_Task to carry out_. Without the pictures, set down every line of the data exactly.

[START]

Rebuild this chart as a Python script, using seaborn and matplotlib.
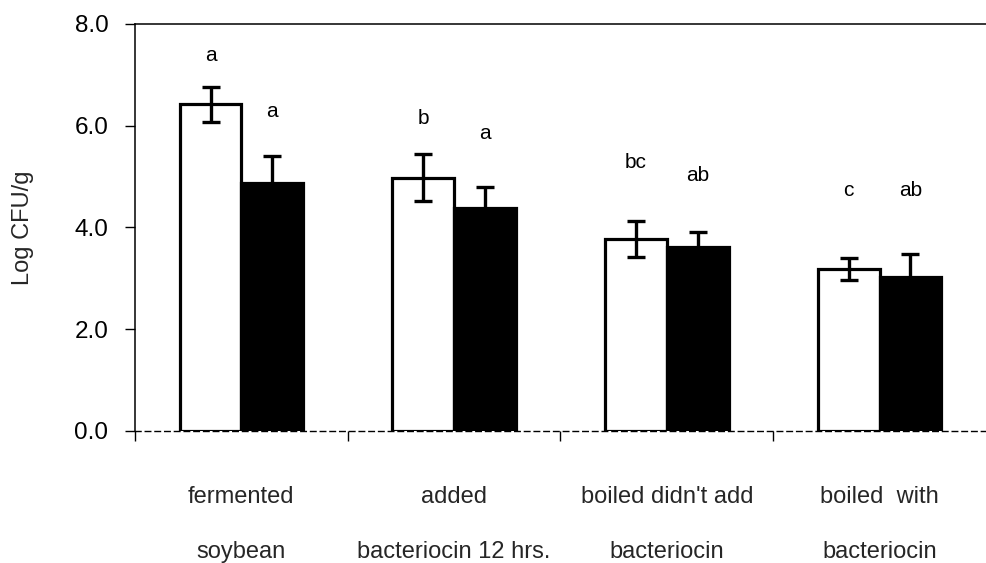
import matplotlib
matplotlib.use("Agg")
import matplotlib.pyplot as plt
import matplotlib.transforms as mtransforms
import numpy as np
import pandas as pd
import seaborn as sns

# Treatment groups (two lines of label text each)
groups = [
    "fermented\nsoybean",
    "added\nbacteriocin 12 hrs.",
    "boiled didn't add\nbacteriocin",
    "boiled  with\nbacteriocin",
]
samples = ["sample A", "sample B"]

# Mean log counts and standard errors
mean_a = [6.42, 4.98, 3.77, 3.18]
se_a = [0.34, 0.46, 0.35, 0.22]
mean_b = [4.88, 4.39, 3.61, 3.02]
se_b = [0.52, 0.41, 0.31, 0.46]

# Significance letters and the heights they are written at
letters_a = ["a", "b", "bc", "c"]
letters_b = ["a", "a", "ab", "ab"]
letter_y_a = [7.39, 6.15, 5.27, 4.72]
letter_y_b = [6.27, 5.85, 5.03, 4.72]

y_ticks = [0.0, 2.0, 4.0, 6.0, 8.0]

sns.set_style("ticks")
plt.rcParams["font.family"] = ["Liberation Sans", "DejaVu Sans"]

df = pd.DataFrame({
    "group": groups * 2,
    "sample": [samples[0]] * 4 + [samples[1]] * 4,
    "count": mean_a + mean_b,
})

fig = plt.figure(figsize=(9.86, 5.63), dpi=100)
ax = fig.add_axes([0.1369, 0.2345, 0.8631, 0.7229])

sns.barplot(
    data=df, x="group", y="count", hue="sample", order=groups,
    hue_order=samples, palette=["white", "black"], edgecolor="black",
    linewidth=2.3, width=0.58, errorbar=None, legend=False, ax=ax,
    saturation=1,
)

# Error bars on top of each bar
for cont, means, ses in zip(ax.containers, [mean_a, mean_b], [se_a, se_b]):
    xs = [p.get_x() + p.get_width() / 2 for p in cont.patches]
    ax.errorbar(xs, means, yerr=ses, fmt="none", ecolor="black",
                elinewidth=2.4, capsize=6.5, capthick=2.4, zorder=5)

# Letters above the bars
for cont, labs, ys in zip(ax.containers, [letters_a, letters_b],
                          [letter_y_a, letter_y_b]):
    for p, lab, yv in zip(cont.patches, labs, ys):
        ax.text(p.get_x() + p.get_width() / 2, yv, lab, ha="center",
                va="center", fontsize=15, color="black")

ax.set_xlim(-0.5, 3.5)
ax.set_ylim(0, 8)
ax.set_yticks(y_ticks)
ax.set_yticklabels([f"{v:.1f}" for v in y_ticks], fontsize=17.5)
ax.set_xticks([-0.5, 0.5, 1.5, 2.5])
ax.set_xticklabels([])
ax.set_xlabel("")
ax.set_ylabel("Log CFU/g", fontsize=17, labelpad=29)

ax.tick_params(axis="y", direction="out", length=7.2, width=1.0, pad=12,
               colors="black")
ax.tick_params(axis="x", direction="out", length=7.2, width=1.0,
               colors="black")

for side in ["top", "left"]:
    ax.spines[side].set_visible(True)
    ax.spines[side].set_linewidth(1.1)
    ax.spines[side].set_color("black")
ax.spines["right"].set_visible(False)
ax.spines["bottom"].set_linewidth(1.0)
ax.spines["bottom"].set_linestyle((0, (4, 3)))
ax.spines["bottom"].set_color("black")

# Two-line category labels under the axis
trans = mtransforms.blended_transform_factory(ax.transData, ax.transAxes)
for i, g in enumerate(groups):
    first, second = g.split("\n")
    ax.text(i, -0.177, first, transform=trans, ha="center", va="baseline",
            fontsize=17)
    ax.text(i, -0.312, second, transform=trans, ha="center", va="baseline",
            fontsize=17)

fig.savefig("out.png", dpi=100)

[END]

_Response to this exercise_.
Rebuild this chart as a Python script, using seaborn and matplotlib.
import matplotlib
matplotlib.use("Agg")
import matplotlib.pyplot as plt
import matplotlib.transforms as mtransforms
import numpy as np
import pandas as pd
import seaborn as sns

# Treatment groups (two lines of label text each)
groups = [
    "fermented\nsoybean",
    "added\nbacteriocin 12 hrs.",
    "boiled didn't add\nbacteriocin",
    "boiled  with\nbacteriocin",
]
samples = ["sample A", "sample B"]

# Mean log counts and standard errors
mean_a = [6.42, 4.98, 3.77, 3.18]
se_a = [0.34, 0.46, 0.35, 0.22]
mean_b = [4.88, 4.39, 3.61, 3.02]
se_b = [0.52, 0.41, 0.31, 0.46]

# Significance letters and the heights they are written at
letters_a = ["a", "b", "bc", "c"]
letters_b = ["a", "a", "ab", "ab"]
letter_y_a = [7.39, 6.15, 5.27, 4.72]
letter_y_b = [6.27, 5.85, 5.03, 4.72]

y_ticks = [0.0, 2.0, 4.0, 6.0, 8.0]

sns.set_style("ticks")
plt.rcParams["font.family"] = ["Liberation Sans", "DejaVu Sans"]

df = pd.DataFrame({
    "group": groups * 2,
    "sample": [samples[0]] * 4 + [samples[1]] * 4,
    "count": mean_a + mean_b,
})

fig = plt.figure(figsize=(9.86, 5.63), dpi=100)
ax = fig.add_axes([0.1369, 0.2345, 0.8631, 0.7229])

sns.barplot(
    data=df, x="group", y="count", hue="sample", order=groups,
    hue_order=samples, palette=["white", "black"], edgecolor="black",
    linewidth=2.3, width=0.58, errorbar=None, legend=False, ax=ax,
    saturation=1,
)

# Error bars on top of each bar
for cont, means, ses in zip(ax.containers, [mean_a, mean_b], [se_a, se_b]):
    xs = [p.get_x() + p.get_width() / 2 for p in cont.patches]
    ax.errorbar(xs, means, yerr=ses, fmt="none", ecolor="black",
                elinewidth=2.4, capsize=6.5, capthick=2.4, zorder=5)

# Letters above the bars
for cont, labs, ys in zip(ax.containers, [letters_a, letters_b],
                          [letter_y_a, letter_y_b]):
    for p, lab, yv in zip(cont.patches, labs, ys):
        ax.text(p.get_x() + p.get_width() / 2, yv, lab, ha="center",
                va="center", fontsize=15, color="black")

ax.set_xlim(-0.5, 3.5)
ax.set_ylim(0, 8)
ax.set_yticks(y_ticks)
ax.set_yticklabels([f"{v:.1f}" for v in y_ticks], fontsize=17.5)
ax.set_xticks([-0.5, 0.5, 1.5, 2.5])
ax.set_xticklabels([])
ax.set_xlabel("")
ax.set_ylabel("Log CFU/g", fontsize=17, labelpad=29)

ax.tick_params(axis="y", direction="out", length=7.2, width=1.0, pad=12,
               colors="black")
ax.tick_params(axis="x", direction="out", length=7.2, width=1.0,
               colors="black")

for side in ["top", "left"]:
    ax.spines[side].set_visible(True)
    ax.spines[side].set_linewidth(1.1)
    ax.spines[side].set_color("black")
ax.spines["right"].set_visible(False)
ax.spines["bottom"].set_linewidth(1.0)
ax.spines["bottom"].set_linestyle((0, (4, 3)))
ax.spines["bottom"].set_color("black")

# Two-line category labels under the axis
trans = mtransforms.blended_transform_factory(ax.transData, ax.transAxes)
for i, g in enumerate(groups):
    first, second = g.split("\n")
    ax.text(i, -0.177, first, transform=trans, ha="center", va="baseline",
            fontsize=17)
    ax.text(i, -0.312, second, transform=trans, ha="center", va="baseline",
            fontsize=17)

fig.savefig("out.png", dpi=100)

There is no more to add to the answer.